For Schlaffer, the oft-cited "clash of civilizations" is more about a "clash of emotions." The West is nourishing a culture of fear, she said, with Arabs and Muslims trapped in a culture of humiliation, while Asia has a ‘culture of hope.’

Terrorism is an old problem, traceable to small religious sects during the Roman Empire through the late 19th Century anarchists, the Jewish Irgun’s faction in the 1950’s  or the PLO in the 1970’s, among others.

However, the frequency of terrorist attacks and the death toll has risen over the last decade. According to a 2005 U.S government study, the number of serious international terrorist incidents more than tripled in 2004, including incidents in Iraq, Afghanistan, Israel, Gaza, the West Bank, the seizure of a school in Beslan, Russia, by Chechen militants and the Madrid train bombings, and others.

"Conflict is inevitable," said moderator Anita Pratap, former CNN correspondent from the conflict regions of Central Asia. "And women all over the globe are caught up in terror, some of it at home."

Panelist Rania Al-Baz was a TV anchor for a Saudi news network, when her husband beat her to the point of breaking 30 bones of her face. Now surgically reconstructed, her face is a testimony to her courage to carry on, heading protests that have led to a Saudi royal decree to protect women from domestic violence.

Others like Hiba Othman, grew up in a climate of fear.

After spending most of her youth listening to the sounds of gun-fire during the Lebanese civil war, the  Mathematics professor and  UN Representative for the World Safety Organisation (WSO), lived in a world where "time has no meaning other than that of survival, just waiting for one day to pass and then the next."

But even more disturbing, was her account of being kidnapped as a child and the callous response of her father, a nationalist general.

"I have three daughters," he said, to the ransom demand, "but only one country."

Out of this, she has become an activist for reconciliation and peace, and in particular that "education should start within the family and spread outside."

Lebanese journalist Zeinab Al-Saffar was perhaps the hardest to place.

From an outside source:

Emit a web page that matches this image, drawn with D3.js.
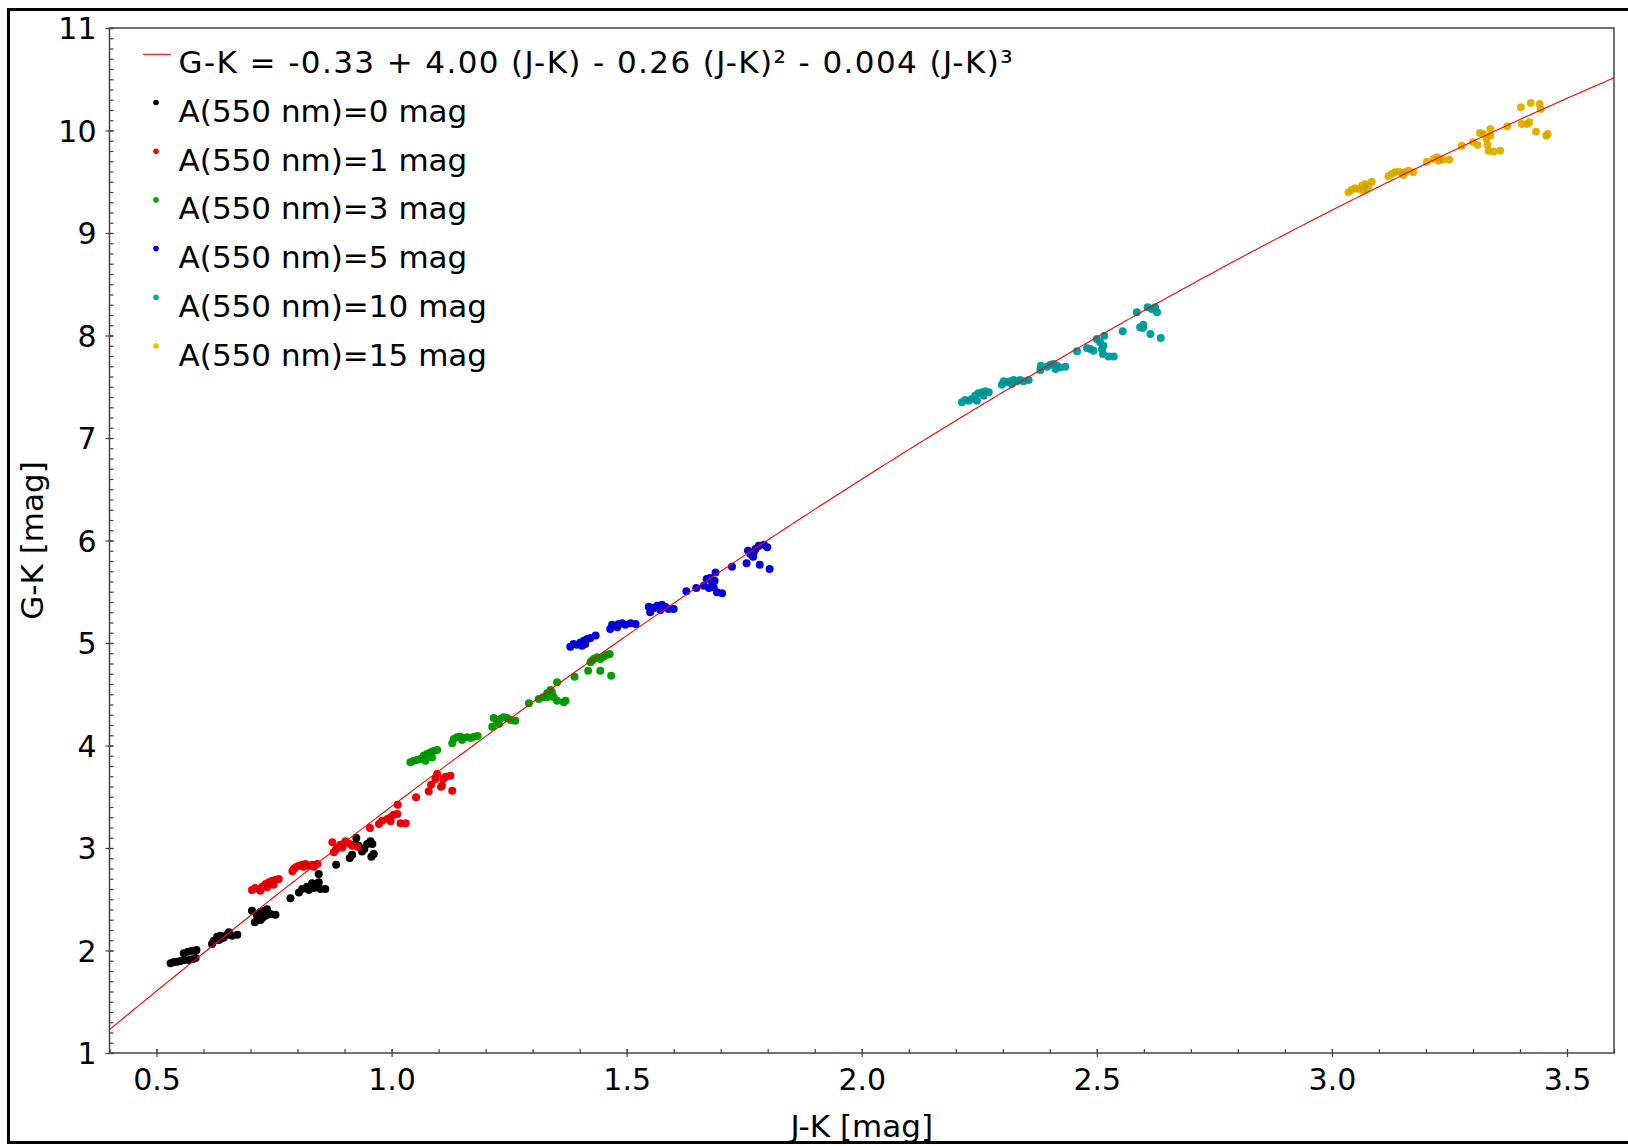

"I am Hezbollah and proud of it," said Al-Saffar introducing herself to the public. Anchor for Al-Manar TV, the media arm of Hezbollah, Al-Saffar described herself as "the female face of Lebanese resistance." Hezbollah gives her a "line of thought – an ideology, which keeps us strong – a belief," she said.

This belief has been strengthened by struggle. During the July 2006 Lebanese war, her home and office in Lebanon were both destroyed, and she narrowly escaped death while reporting under fire.

The building of Al-Manar TV collapsed, in fact, only ten minutes after she got out.

"Not being allowed to voice [one’s beliefs through] the media is also a form of terror," Al-Saffar said.